16 Feb 2011
TROPICAL Cyclone Carlos has dumped more rain on Darwin in a 24-hour period than Cyclone Yasi inflicted on any town in a single day.
Weather Channel senior meteorologist Dick Whitaker said Darwin recorded a total of 339.6mm of rain during the 24 hours ending at 9am today.
"This is an all time 24 hour rainfall record for the city," he said.
"The intensity of the cyclone may not change over the next 24 hours, but due to its slow movement, Carlos will remain a significant threat to Darwin, both in terms of flooding and wind damage".
Streets are flooded and a house and an ambulance have been crushed by falling trees as Cyclone Carlos bears down on Darwin.
Bars and pubs have been ordered to close tonight for safety reasons, and Darwin Airport has been closed.
Darwin and the Tiwi Islands continue to be lashed by heavy rain and strong winds, as category one Cyclone Carlos nears the coast.
Residents have been advised to formulate a plan of action.
Read more: http://www.news.com.au/national/darwin-battens-down-as-cyclone-fears-grow/story-e6frfkvr-1226006689829#ixzz1E6pr5d00
UPDATE 4pm: DARWIN residents are being warned about tidal surges and some have been evacuated at Cyclone Carlos hits the city.
Residents have been told to prepare for a huge tidal surge late this afternoon, with dozens of homes already damaged by the category 1 storm.
Several homes are already inundated amid widespread power blackouts, while trees have been ripped out of the ground by the wild weather.
At last report 9000 homes were without power, schools were shut, and authorities warned of a "massive tide" late this afternoon.
Continuous rain continues to pelt the city as coastal residents were told to prepare their evacuation plans.
Residents in low-lying coastal areas of Darwin have been warned their homes could be inundated by water as Tropical Cyclone Carlos continues to track north over the Northern Territory coast.
A cyclone warning is now current for coastal areas from Daly River Mouth to Goulburn Island, including Darwin, Croker Island and the Tiwi Islands.

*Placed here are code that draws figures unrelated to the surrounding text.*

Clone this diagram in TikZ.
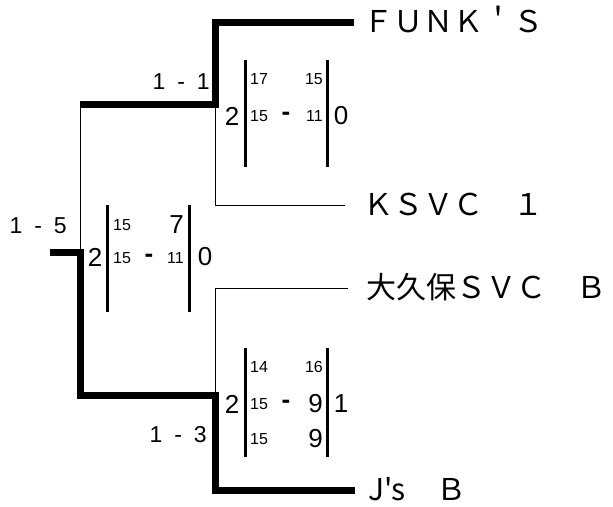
\documentclass[tikz,border=0pt]{standalone}
\usepackage{fontspec}
\setmainfont{Liberation Sans}
\newfontfamily\jpfont[Ligatures=TeXOff]{Noto Sans CJK JP}
\tikzset{
  win/.style={line width=7pt},
  lose/.style={line width=1pt},
  bar/.style={line width=3pt},
  team/.style={anchor=base west,inner sep=0pt,font=\jpfont\fontsize{30}{30}\selectfont},
  lbl/.style={anchor=east,inner sep=0pt,font=\fontsize{23}{23}\selectfont},
  big/.style={inner sep=0pt,font=\fontsize{26}{26}\selectfont},
  minus/.style={inner sep=0pt,font=\bfseries\fontsize{26}{26}\selectfont},
  small/.style={inner sep=0pt,font=\fontsize{16}{16}\selectfont},
}
\begin{document}
\begin{tikzpicture}[x=1pt,y=-1pt]
\useasboundingbox (0,0) rectangle (613,506);
% teams
\node[team] (funks) at (363,32) {ＦＵＮＫ＇Ｓ};
\node[team] (ksvc) at (363,215) {ＫＳＶＣ　１};
\node[team] (okubo) at (366,298) {大久保ＳＶＣ　Ｂ};
\node[team] (js) at (368,500) {J's　Ｂ};
\coordinate (m1) at (215,104);
\coordinate (m2) at (215,395);
\coordinate (f1) at (80,104);
\coordinate (f2) at (80,395);
\coordinate (f) at (80,252);
\coordinate (champ) at (50,252);
% bracket
\draw[lose] ([shift={(-18pt,10pt)}]ksvc.base west) -| (m1);
\draw[lose] ([shift={(-18pt,10pt)}]okubo.base west) -| (m2);
\draw[lose] (f1) -- (f);
\draw[win] ([shift={(-9pt,10pt)}]funks.base west) -| (m1) -- (f1);
\draw[win] ([shift={(-13pt,10pt)}]js.base west) -| (m2) -- (f2) -- (f) -- (champ);
% set scores
\node[lbl] (s11) at (210,82) {1\hspace{12pt}-\hspace{12pt}1};
\node[lbl] (s15) at (67,226) {1\hspace{12pt}-\hspace{12pt}5};
\node[lbl] (s13) at (207,435) {1\hspace{12pt}-\hspace{12pt}3};
\foreach \x/\a/\b in {245/60/167,327/60/167,107/205/312,189/205/312,245/348/457,327/348/457}
{
  \draw[bar] (\x,\a) -- (\x,\b);
}
% top match
\node[big] (t2) at (232,116) {2};
\node[big] (t0) at (341,116) {0};
\node[small,anchor=west] (ta1) at (250,79) {17};
\node[small,anchor=east] (tb1) at (323,79) {15};
\node[small,anchor=west] (ta2) at (250,116) {15};
\node[minus] (td) at (286,116) {-};
\node[small,anchor=east] (tb2) at (323,116) {11};
% final
\node[big] (f2n) at (95,257) {2};
\node[big] (f0n) at (205,257) {0};
\node[small,anchor=west] (fa1) at (113,225) {15};
\node[big,anchor=east] (fb1) at (184,225) {7};
\node[small,anchor=west] (fa2) at (113,258) {15};
\node[minus] (fd) at (149,258) {-};
\node[small,anchor=east] (fb2) at (184,258) {11};
% bottom match
\node[big] (b2) at (232,404) {2};
\node[big] (b1) at (341,404) {1};
\node[small,anchor=west] (ba1) at (250,367) {14};
\node[small,anchor=east] (bb1) at (323,367) {16};
\node[small,anchor=west] (ba2) at (250,404) {15};
\node[minus] (bd) at (286,404) {-};
\node[big,anchor=east] (bb2) at (323,404) {9};
\node[small,anchor=west] (ba3) at (250,439) {15};
\node[big,anchor=east] (bb3) at (323,439) {9};
\end{tikzpicture}
\end{document}
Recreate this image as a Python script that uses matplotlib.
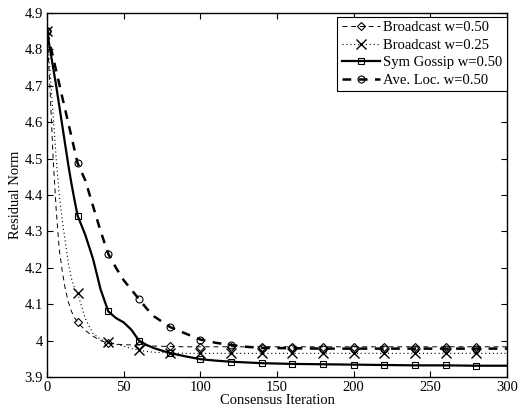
import matplotlib
matplotlib.use("Agg")
import matplotlib.pyplot as plt
import numpy as np

plt.rcParams['font.family'] = ['Liberation Serif', 'DejaVu Serif']
plt.rcParams['mathtext.fontset'] = 'stix'

# iterations at which values were read
iters = [0, 2, 4, 6, 8, 10, 12, 14, 16, 18, 20, 25, 30, 35, 40, 45, 50, 55, 60, 65, 70,
         80, 90, 100, 110, 120, 130, 140, 160, 180, 200, 220, 240, 260, 280, 300]

bcast_050 = [4.85, 4.69, 4.50, 4.36, 4.25, 4.19, 4.14, 4.105, 4.08, 4.063, 4.05, 4.028, 4.012,
             4.000, 3.993, 3.990, 3.989, 3.988, 3.988, 3.986, 3.985,
             3.984, 3.983, 3.983, 3.983, 3.983, 3.983, 3.983, 3.983, 3.983, 3.983, 3.983,
             3.983, 3.983, 3.983, 3.983]

bcast_025 = [4.85, 4.74, 4.62, 4.50, 4.40, 4.33, 4.27, 4.21, 4.17, 4.145, 4.13, 4.06, 4.02,
             4.003, 3.997, 3.990, 3.985, 3.978, 3.974, 3.970, 3.968,
             3.966, 3.965, 3.965, 3.965, 3.965, 3.965, 3.965, 3.965, 3.965, 3.965, 3.965,
             3.965, 3.965, 3.965, 3.965]

sym_gossip = [4.85, 4.80, 4.75, 4.70, 4.645, 4.59, 4.535, 4.48, 4.43, 4.385, 4.343, 4.29, 4.225,
              4.14, 4.08, 4.062, 4.050, 4.030, 4.000, 3.988, 3.979,
              3.966, 3.957, 3.949, 3.945, 3.942, 3.940, 3.938, 3.936, 3.935, 3.934, 3.933,
              3.932, 3.932, 3.931, 3.931]

ave_loc = [4.85, 4.814, 4.778, 4.741, 4.705, 4.668, 4.632, 4.596, 4.560, 4.523, 4.487, 4.44, 4.37,
           4.30, 4.238, 4.20, 4.166, 4.14, 4.114, 4.088, 4.066,
           4.038, 4.02, 4.003, 3.994, 3.988, 3.983, 3.980, 3.979, 3.978, 3.978, 3.978,
           3.978, 3.978, 3.978, 3.978]

labels = ['Broadcast w=0.50', 'Broadcast w=0.25', 'Sym Gossip w=0.50', 'Ave. Loc. w=0.50']

x_ticks = [0, 50, 100, 150, 200, 250, 300]
y_ticks = [3.9, 4.0, 4.1, 4.2, 4.3, 4.4, 4.5, 4.6, 4.7, 4.8, 4.9]
y_tick_labels = ['3.9', '4', '4.1', '4.2', '4.3', '4.4', '4.5', '4.6', '4.7', '4.8', '4.9']

fig = plt.figure(figsize=(5.18, 4.11), dpi=100)
ax = fig.add_axes([0.0907, 0.0827, 0.8881, 0.8857])

mk = [i for i, v in enumerate(iters) if v % 20 == 0 and v < 300]

ax.plot(iters, bcast_050, color='black', lw=0.7, ls=(0, (5, 4)), marker='D', ms=4.5,
        mfc='none', mec='black', mew=0.8, markevery=mk, label=labels[0])
ax.plot(iters, bcast_025, color='black', lw=0.8, ls=(0, (1, 2.5)), marker='x', ms=7,
        mec='black', mew=1.0, markevery=mk, label=labels[1])
ax.plot(iters, sym_gossip, color='black', lw=1.6, ls='-', marker='s', ms=4.5,
        mfc='none', mec='black', mew=0.8, markevery=mk, label=labels[2])
ax.plot(iters, ave_loc, color='black', lw=1.8, ls=(0, (3.5, 3)), marker='o', ms=5,
        mfc='none', mec='black', mew=0.8, markevery=mk, label=labels[3])

ax.set_xlim(0, 300)
ax.set_ylim(3.9, 4.9)
ax.set_xticks(x_ticks)
ax.set_xticklabels([str(t) for t in x_ticks])
ax.set_yticks(y_ticks)
ax.set_yticklabels(y_tick_labels)
ax.tick_params(direction='in', top=True, right=True, labelsize=10.5, length=4, width=0.8, pad=3)
for s in ax.spines.values():
    s.set_linewidth(1.0)

ax.set_xlabel('Consensus Iteration', fontsize=10.5, labelpad=0)
ax.set_ylabel('Residual Norm', fontsize=10.5, labelpad=2)

leg = ax.legend(loc='upper right', bbox_to_anchor=(1.0, 0.99), borderaxespad=0,
                fontsize=10.5, frameon=True, fancybox=False, edgecolor='black',
                handlelength=2.6, handletextpad=0.25, labelspacing=0.3,
                borderpad=0.3, framealpha=1)
leg.get_frame().set_linewidth(0.8)

fig.savefig('out.png', dpi=100)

Some residents in the Darwin suburb of Rapid Creek were evacuated last night, as swollen creeks damaged roads and caused power outages.
“This high tide, accompanied by possible storm surge, could result in the inundation of low-lying coastal areas such as Rapid Creek, Nightcliff and surrounding suburbs, an Northern Territory Emergency Service (NTES) spokeswoman said today.
“Members of the Northern Territory Police Force will be door-knocking this area to advise residents of the high tides over the next 24 to 36 hours.''
Much of the water that flooded roads on Tuesday subsided overnight, but the waterfront suburbs was littered with large trees wrenched from the sodden ground.
Long queues of people waited to get petrol and refill their gas bottles, ignoring calls from authorities to stay off the roads.
Others have stripped supermarkets of basic supplies.
Welfare shelters, which are not suitable to use as cyclone shelters, have been opened across the region for people forced to evacuate their homes due to fallen trees and storm surge activity.
A handful of homeless people, commonly referred to in the Territory as “long-grassers'', were escorted by police to a pavilion at the Darwin Showgrounds.
Northern Territory Emergency Services and Chief Minister Paul Henderson detailed the storm threat this morning, the Northern Territory News reports.
Mr Henderson warned Darwin residents to be careful even though it appeared conditions were easing.
Rain and wind is still expected to pick up dramatically this afternoon, he said.
"These events are very unpredictable," he said.
"This is going to evolve over the next couple of days, and I would ask everybody to get prepared."
The Met Bureau said there was "cyclone-like" wind and rain overnight.
Duty forecaster Mark Kersemakers said a tropical low was travelling along the coast less than 30km west of Darwin this morning.
Record torrential rain and winds up to 98km/h brought down power lines, toppled trees and caused widespread flooding.
Darwin International Airport and East Arm Wharf were closed.
Schools from Adelaide River to the Tiwi Islands and many workplaces were also shut.
Several traffic lights were out. Homes were inundated with water.
A crabber was rescued by Careflight after setting off his Epirb at Saltwater Arm.
And a yachtie was rescued in Darwin Harbour after his vessel broke its moorings.
A drink-driver from Jingili was arrested after running into a police van. He returned a blood-alcohol reading of .087.
A St John officer was injured when an ambulance carrying a patient was hit by a falling tree at Royal Darwin Hospital.
Early morning commuters found several main roads blocked by fallen trees and floodwater.